May 7, 2006

Finding a market for boomers

By Steve Tarter

The light has come on. After ignoring older folks for years, media marketers are actually waking up to the fact that somebody besides the young spends money.

TV Land, a cable channel that offers television programs to members of the Pepsi generation, folks now in their 40s and 50s, has hooked up with marketing guru Ken Dychtwald to formulate strategies to make more noise with baby boomers.

It's Dychtwald, the author of "The Age Wave" and "The Power Years," who has declared a new power demographic - people 42 to 59.

"The reality is that 70 percent of the adult audience falls within that age group," he said.

"There is no demo that is as important, that has more money, that has such an enormous appetite for life and that is as underserved by marketers," said Dychtwald of the boomer group.

It's not just wealth that makes this group attractive. "Empty nesters have disposable time and (represent) a fabulously untapped market," said Dan Veto, a senior vice president with Age Wave, Dychtwald's San Francisco consulting firm that's working up a study for TV Land on boomers and entertainment.

Television Week reported that TV Land is following the example established by fellow cable outlets Nickelodeon and MTV that serve youth markets.

"Super-serving the baby boomers is the way to go.
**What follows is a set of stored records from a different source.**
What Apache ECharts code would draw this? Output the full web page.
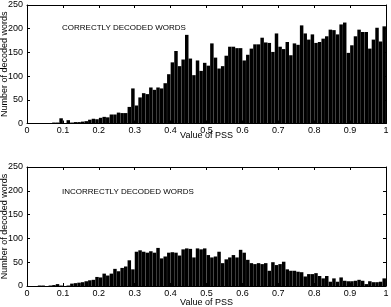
<!DOCTYPE html>
<html>
<head>
<meta charset="utf-8">
<style>
  html, body { margin: 0; padding: 0; background: #fff; }
  #chart { width: 391px; height: 307px; }
</style>
<script src="https://cdn.jsdelivr.net/npm/echarts@6/dist/echarts.min.js"></script>
</head>
<body>
<div id="chart"></div>
<script>
  // 100 bins of width 0.01 over PSS 0..1
  var binCount = 100;
  var correctCounts = [
    0, 0, 1, 1, 1, 0, 1, 2, 2, 11,
    1, 7, 2, 3, 3, 4, 5, 8, 10, 9,
    12, 14, 13, 19, 19, 23, 22, 22, 35, 74,
    38, 55, 64, 62, 76, 71, 76, 74, 85, 104,
    129, 153, 121, 135, 187, 137, 102, 133, 111, 128,
    122, 169, 139, 116, 121, 143, 162, 162, 159, 159,
    133, 145, 158, 167, 167, 181, 171, 170, 151, 190,
    162, 157, 172, 144, 169, 166, 207, 190, 177, 188,
    170, 172, 179, 184, 198, 197, 188, 209, 213, 149,
    165, 184, 198, 193, 193, 158, 177, 202, 173, 205
  ];
  var incorrectCounts = [
    0, 0, 0, 1, 1, 0, 1, 2, 4, 1,
    0, 1, 5, 6, 7, 8, 10, 12, 13, 19,
    18, 26, 22, 26, 36, 31, 38, 41, 54, 35,
    72, 75, 72, 70, 73, 70, 80, 58, 62, 70,
    71, 70, 64, 77, 79, 78, 60, 79, 77, 79,
    65, 60, 62, 72, 48, 56, 60, 65, 60, 76,
    70, 55, 48, 46, 48, 46, 48, 32, 50, 44,
    46, 51, 35, 32, 32, 30, 29, 20, 25, 25,
    27, 21, 16, 21, 9, 16, 9, 18, 11, 10,
    10, 11, 13, 11, 4, 10, 8, 8, 9, 16
  ];
  var yTicks = [0, 50, 100, 150, 200, 250];
  var panelTitles = ['CORRECTLY DECODED WORDS', 'INCORRECTLY DECODED WORDS'];

  var bins = [];
  for (var i = 0; i < binCount; i++) bins.push((i / binCount).toFixed(2));

  var font = 'Liberation Sans, Arial, sans-serif';
  var black = '#000';

  function binAxis(grid) {
    return { type: 'category', gridIndex: grid, data: bins, show: false, boundaryGap: true };
  }
  function pssAxis(grid, withLabels) {
    return {
      type: 'value', gridIndex: grid, min: 0, max: 1, interval: 0.1,
      position: withLabels ? 'bottom' : 'top',
      name: withLabels ? 'Value of PSS' : '',
      nameLocation: 'middle',
      nameGap: grid === 0 ? 8 : 12,
      nameMoveOverlap: false,
      nameTextStyle: { fontFamily: font, fontSize: 9, color: black },
      axisLine: { onZero: false, lineStyle: { color: black, width: 1 } },
      axisTick: { inside: true, length: 3, lineStyle: { color: black } },
      axisLabel: { show: withLabels, fontFamily: font, fontSize: 9, color: black, margin: 3 },
      splitLine: { show: false }
    };
  }
  function countAxis(grid, withLabels) {
    return {
      type: 'value', gridIndex: grid, min: yTicks[0], max: yTicks[yTicks.length - 1], interval: 50,
      position: withLabels ? 'left' : 'right',
      name: withLabels ? 'Number of decoded words' : '',
      nameLocation: 'middle',
      nameGap: 17.5,
      nameMoveOverlap: false,
      nameTextStyle: { fontFamily: font, fontSize: 9, color: black },
      axisLine: { show: true, onZero: false, lineStyle: { color: black, width: 1 } },
      axisTick: { show: true, inside: true, length: 3, lineStyle: { color: black } },
      axisLabel: { show: withLabels, fontFamily: font, fontSize: 9, color: black, margin: 4 },
      splitLine: { show: false }
    };
  }

  var chart = echarts.init(document.getElementById('chart'));
  var titleStyle = { fontFamily: font, fontSize: 8, fontWeight: 'normal', color: black };
  var option = {
    backgroundColor: '#fff',
    animation: false,
    title: [
      { text: panelTitles[0], left: 62, top: 24, padding: 0, textStyle: titleStyle },
      { text: panelTitles[1], left: 62, top: 188, padding: 0, textStyle: titleStyle }
    ],
    grid: [
      { left: 27, right: 5, top: 5, height: 118.5, outerBoundsMode: 'none', containLabel: false },
      { left: 27, right: 5, top: 167, height: 119, outerBoundsMode: 'none', containLabel: false }
    ],
    xAxis: [
      binAxis(0), pssAxis(0, true), pssAxis(0, false),
      binAxis(1), pssAxis(1, true), pssAxis(1, false)
    ],
    yAxis: [
      countAxis(0, true), countAxis(0, false),
      countAxis(1, true), countAxis(1, false)
    ],
    series: [
      {
        type: 'bar', xAxisIndex: 0, yAxisIndex: 0, data: correctCounts,
        barCategoryGap: '3%', itemStyle: { color: black }
      },
      {
        type: 'bar', xAxisIndex: 3, yAxisIndex: 2, data: incorrectCounts,
        barCategoryGap: '3%', itemStyle: { color: black }
      }
    ]
  };
  chart.setOption(option);
</script>
</body>
</html>
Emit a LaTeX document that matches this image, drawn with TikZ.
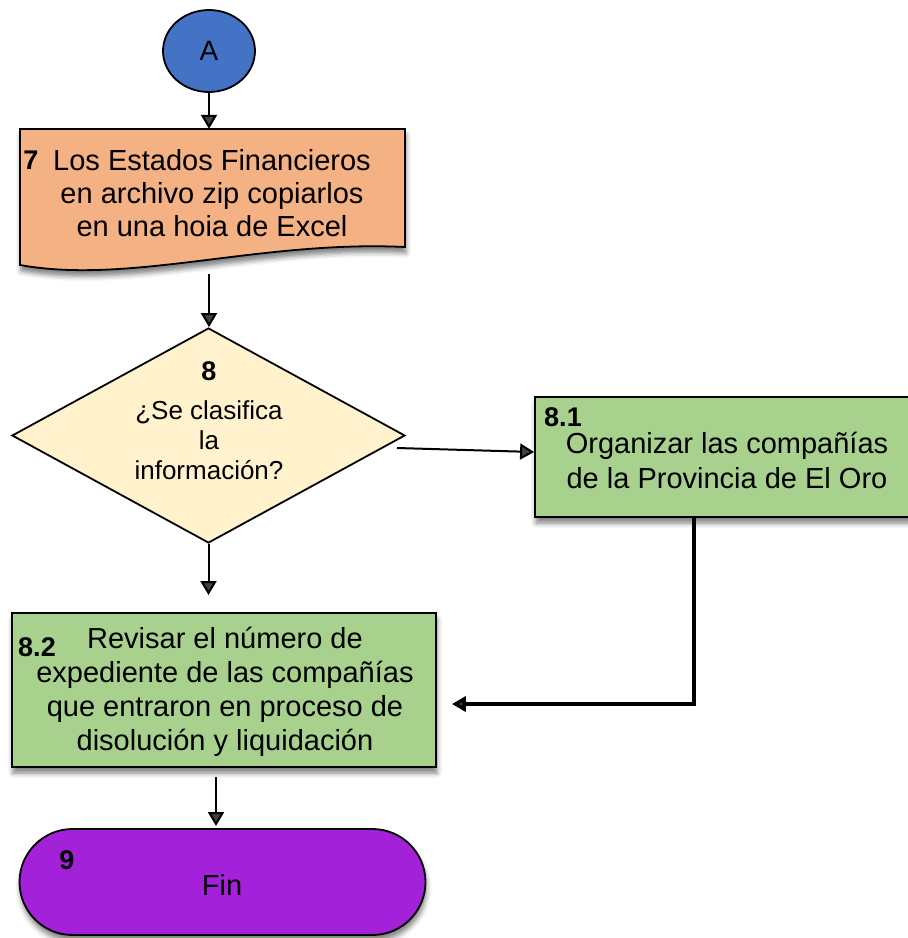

No one's really speaking to this audience," TV Land President Larry Jones said.

Will other media start speaking up and follow the old-is-gold trend? "The smart ones will," Veto said.

Acknowledging that older consumers warrant special attention may finally mean that media outlets lacking large youth audiences no longer have to hang their heads.

Maybe Peoria radio station WOAM-AM 1350 should adopt a new theme song instead of Nat King Cole's "Unforgettable." A better choice might be Frank Sinatra's "For Those Who Think Young."